In The Joy of Music, Leonard Bernstein wrote about Beethoven: “Imagine a whole lifetime of this struggle, movement after movement, symphony after symphony, sonata after quartet after concerto. Always probing and rejecting in his dedication to perfection, to the principle of inevitability. This somehow is the key to the mystery of a great artist: that for reasons unknown to him or to anyone else, he will give away his energies and his life just to make sure that one note follows another inevitably. It seems rather an odd way to spend one’s life, but it isn’t so odd when we think that the composer, by doing this, leaves us at the finish with the feeling that something is right in the world, that something checks throughout, something that follows its own laws consistently, something we can trust, that will never let us down.”
It was years ago when I first read this, long before I could claim to be a published author rather than a writer striving to be just that. My first thought after reading it, though, was, yes, shouldn’t writers strive to emulate the kind of inevitability Bernstein saw in Beethoven’s work—one word following another inevitably in their storytelling? Shouldn’t the reader expect an author to show them something right in the world? Shouldn’t a writer give the reader words they cannot help but remember, one word after another that remains with them for, well, forever? (James Dickey wrote in Self-Interviews: “I think poets value remembered things beyond what most people do, and they cannot bear to believe these things will ever be totally expunged.”)

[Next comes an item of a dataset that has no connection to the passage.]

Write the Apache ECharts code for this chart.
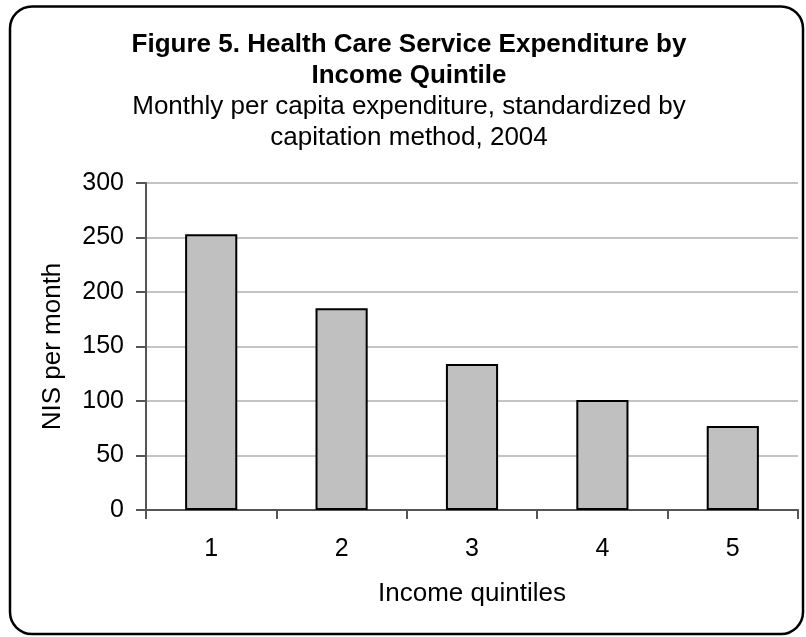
<!DOCTYPE html>
<html>
<head>
<meta charset="utf-8">
<script src="https://cdn.jsdelivr.net/npm/echarts@6/dist/echarts.min.js"></script>
<style>
  html, body { margin: 0; padding: 0; background: #fff; }
  #chart { width: 806px; height: 637px; }
</style>
</head>
<body>
<div id="chart"></div>
<script>
// Income quintiles and monthly per capita expenditure (NIS)
const quintiles = ['1', '2', '3', '4', '5'];
const expenditure = [253, 185, 134, 101, 77];
const yTicks = { min: 0, max: 300, interval: 50 };

const FONT = '"Liberation Sans", Arial, sans-serif';
const AXIS_GRAY = '#555555';

const chart = echarts.init(document.getElementById('chart'), null, { renderer: 'canvas' });

chart.setOption({
  animation: false,
  backgroundColor: '#ffffff',
  textStyle: { fontFamily: FONT, color: '#000' },
  title: {
    left: 404,
    top: 24.5,
    textAlign: 'center',
    text: 'Figure 5. Health Care Service Expenditure by\nIncome Quintile',
    textStyle: { fontFamily: FONT, fontSize: 26, fontWeight: 'bold', color: '#000', lineHeight: 31 },
    subtext: 'Monthly per capita expenditure, standardized by\ncapitation method, 2004',
    subtextStyle: { fontFamily: FONT, fontSize: 26, color: '#000', lineHeight: 31 },
    itemGap: 0
  },
  graphic: [{
    type: 'rect',
    silent: true,
    shape: { x: 10, y: 6.5, width: 793, height: 627.5, r: 22 },
    style: { fill: 'none', stroke: '#000', lineWidth: 2.5 }
  }],
  grid: { left: 146, right: 8, top: 183, bottom: 127, containLabel: false },
  xAxis: {
    type: 'category',
    data: quintiles,
    boundaryGap: true,
    name: 'Income quintiles',
    nameLocation: 'middle',
    nameGap: 71,
    nameTextStyle: { fontFamily: FONT, fontSize: 26, color: '#000' },
    axisLine: { lineStyle: { color: AXIS_GRAY, width: 2 } },
    axisTick: { show: true, length: 9, lineStyle: { color: AXIS_GRAY, width: 2 } },
    axisLabel: { fontFamily: FONT, fontSize: 25, color: '#000', margin: 27 },
    splitLine: { show: false }
  },
  yAxis: {
    type: 'value',
    min: yTicks.min,
    max: yTicks.max,
    interval: yTicks.interval,
    name: 'NIS per month',
    nameLocation: 'middle',
    nameRotate: 90,
    nameGap: 80,
    nameTextStyle: { fontFamily: FONT, fontSize: 26, color: '#000' },
    axisLine: { show: true, lineStyle: { color: AXIS_GRAY, width: 2 } },
    axisTick: { show: true, length: 10, lineStyle: { color: AXIS_GRAY, width: 2 } },
    axisLabel: { fontFamily: FONT, fontSize: 25, color: '#000', margin: 22 },
    splitLine: { show: true, lineStyle: { color: '#c4c4c4', width: 2 } }
  },
  series: [{
    type: 'bar',
    data: expenditure,
    barWidth: '40%',
    itemStyle: { color: '#c0c0c0', borderColor: '#000', borderWidth: 2 }
  }]
});
</script>
</body>
</html>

The conclusions I made about a writer’s responsibility to their readers was an embrace of writing where the writer’s voice is unique, strong, even poetic at times. I believe literary rather than genre fiction best reveals the quality of a writer’s voice. Conan the Grammarian, written by our own Susan Mackay Smith, describes the essence of voice: “Voice: the most indefinable, elusive, subtle quality of writing…Conan can’t define voice but knows it when he reads it.”
I once presented a story at critique about a rumpled, sad, lonely office worker named Dimley (yes, very dark literary fiction), who spent his lunch hour feeding pigeons within a grotto-like recess made from the backs of buildings on three sides. It was raining, and a single streetlamp, “…fooled by the day’s dark, still beamed at the mouth of the grotto.” I ended the story with the pigeons taking flight, the moisture on their wings forming a mist that caught the streetlamp’s glare, thus creating rainbows. “Very near to smiling, Dimley grunted and said, ‘Ah, rainbows.’ He lowered his head, plodded back to the sidewalk, back to the swarm of the salient dread.”
I’ll never forget a comment from my one of my critique partners: “Wouldn’t it make more sense if he just looked toward the street and saw a woman wearing a rainbow-colored skirt?” I was speechless. My voice lost. How could someone not see the inevitable rightness of that rainbow?
Remembered words are the gems of the writer’s voice. The second paragraph of Annie Proulx’s The Shipping News comes to mind: “Hive-spangled, gut roaring with gas and cramp, he survived childhood; at the state university, hand clapped over his chin, he camouflaged torment with smiles and silence. Stumbled through his twenties and into his thirties learning to separate his feelings from his life, counting on nothing. He ate prodigiously, liked a ham knuckle, buttered spuds.”
Then there’s Mark Spragg’s Where Rivers Change Direction: “I was a boy, and I believed deeply in the sightedness of horses. I believed that there was nothing that they did not witness. I believed that to have a horse between my legs, to extend my pulse and blood and energy to theirs, enhanced my vision. Made of me a seer. I believed them to be the dappled, sorrel, roan, bay, black pupils in the eyes of God.”
There are wee gems, too, like one sentence from Cormac McCarthy’s Suttree: “Under the fanned light of a streetlamp a white china cup handle curled like a sleeping slug.”
I suppose the key to good writing is, firstly, that the writer knows how to write well—there is a difference. Whether that is done through academics, critique sharing, or self-learning from reading the masters probably doesn’t matter that much. (I will admit I still don’t know for sure where the damned comma goes.) But writing well creates profoundly good writing only when the muse insists we give away our energies, and even our lives (our memory and imagination), to make sure one word follows another inevitably. Genre writing should not preclude occasional literary excursions that cannot help but enrich the storytelling—that component of a good writer’s talent called voice, the elusive stuff of the craft readers cannot help but remember.
George Seaton is the author of five novels and numerous novellas and short stories. His short story “The White Buck” appeared in the 2016 RMFW anthology, FOUND. He lives and writes in Pine, Colorado.
Lovely essay, and true. Thank you.
Lovely article about Voice- Im a fairly9 new writer, and haven’t ever figured out what voice is- but when I try to follow all the rules, I chop all of my own voice out. That seems to be what is the demand. Sad, but I’m learning as I go. Maybe I can still have some of my own in the mix.
Thank you for the inspiration, George. I’ll remember the rainbow.